Tech

Railsbank, the Banking-as-a-Service, raises $37M in growth funding

Railsbank, the London-headquartered Banking-as-a-Service platform, has raised $37 million in new growth funding.

Leading the round is MiddleGame Ventures and Ventura Capital, which are both existing investors in Railsbank . Also participating is Anthos Capital, Global Brain, Clocktower Technology Ventures, Moneta VC, Mitsui Fudosan and Firestartr.

Nigel Verdon, co-founder and CEO of Railsbank, tells me the injection of capital will be used to continue expanding the fintech’s global footprint and for further product development. This will include the launch of “credit cards as a service” in the U.S. and expand its product in APAC, including the Philippines, Indonesia, Malaysia, Australia and Japan. It will also double down on existing markets such as the U.K./Europe.

Verdon isn’t ruling out further M&A activity, either, including other strategic acquisitions following the purchase of Wirecard in the U.K.

Asked what the upside of the Wirecard acquisition was, the Railsbank founder says it helps maintain an orderly market in the U.K. and Europe and helps protect the reputation of the fintech industry. Most immediately, Verdon says it allowed several million card holders to continue to operate their cards, “and customers could remain in business with minimal disruption”.

He also says the acquisition brought “hugely talented and experienced people” from Wirecard to Railsbank, and ultimately added “significant equity value” to the company.

Railsbank positions itself as a “utility” on which other companies — spanning fintech upstarts, challenger brands, to incumbent banks that want to re-factor their tech — can build and sell various financial services or add fintech features to their products.

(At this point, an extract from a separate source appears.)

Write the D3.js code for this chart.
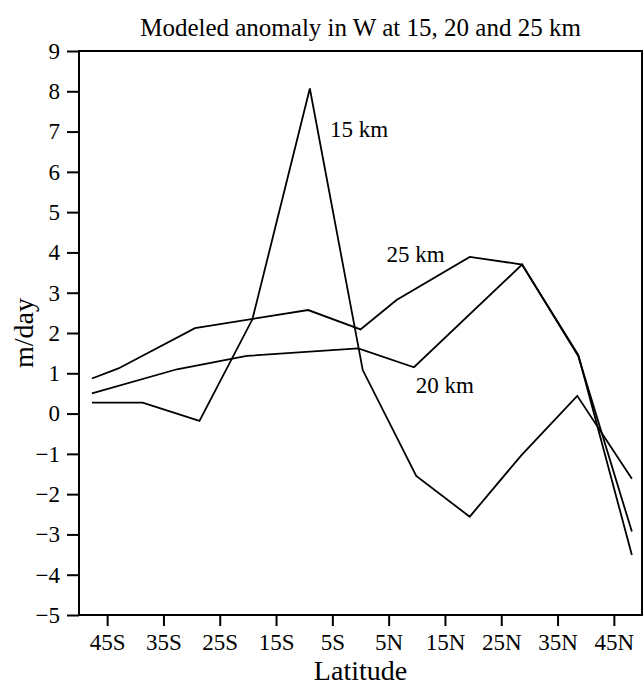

When the company closed its Series A, Verdon likened it to what Amazon has done for data centres with AWS. “Railsbank is a utility for the complete financial services backend: platform, connectivity, operations, scheme memberships (e.g. Visa), regulation, and compliance,” he told me at the time. More recently — and unsurprisingly given recent fintech trends — Railsbank is also talking itself up as an embedded finance partner.

The pitch is that Railsbank’s APIs are the building blocks for customers “to build pretty much any financial use case they can imagine. The use cases are also diversified, with the top three being lending, banking and savings related, which are embedded into fintech, retail, telco, insurance and other customer journeys,” Verdon says.

To that end, Railsbank’s credit card as a service offering means that any company can offer a branded credit card using the fintech’s infrastructure and tech. “In less than 12 weeks, we deliver a credit card in the customer’s brand along with a user journey seamlessly embedded into the customer’s existing user experience,” explains Verdon.

“Our mission is to reinvent, unbundle and democratise access to the complex, opaque and byzantine 70-year-old credit card market, which is worth $4 trillion in the U.S. alone”.

Meanwhile, Railsbank now employs 200+ people, who between them speak 40+ languages. It has offices in 11 locations: Santa Monica (U.S.), Singapore, Vilnius (Lithuania), Munich (Germany), Newcastle (U.K.), London, Manila (Philippines), Kuala Lumpur (Malaysia), Melbourne (Australia), Vietnam and Sri Lanka.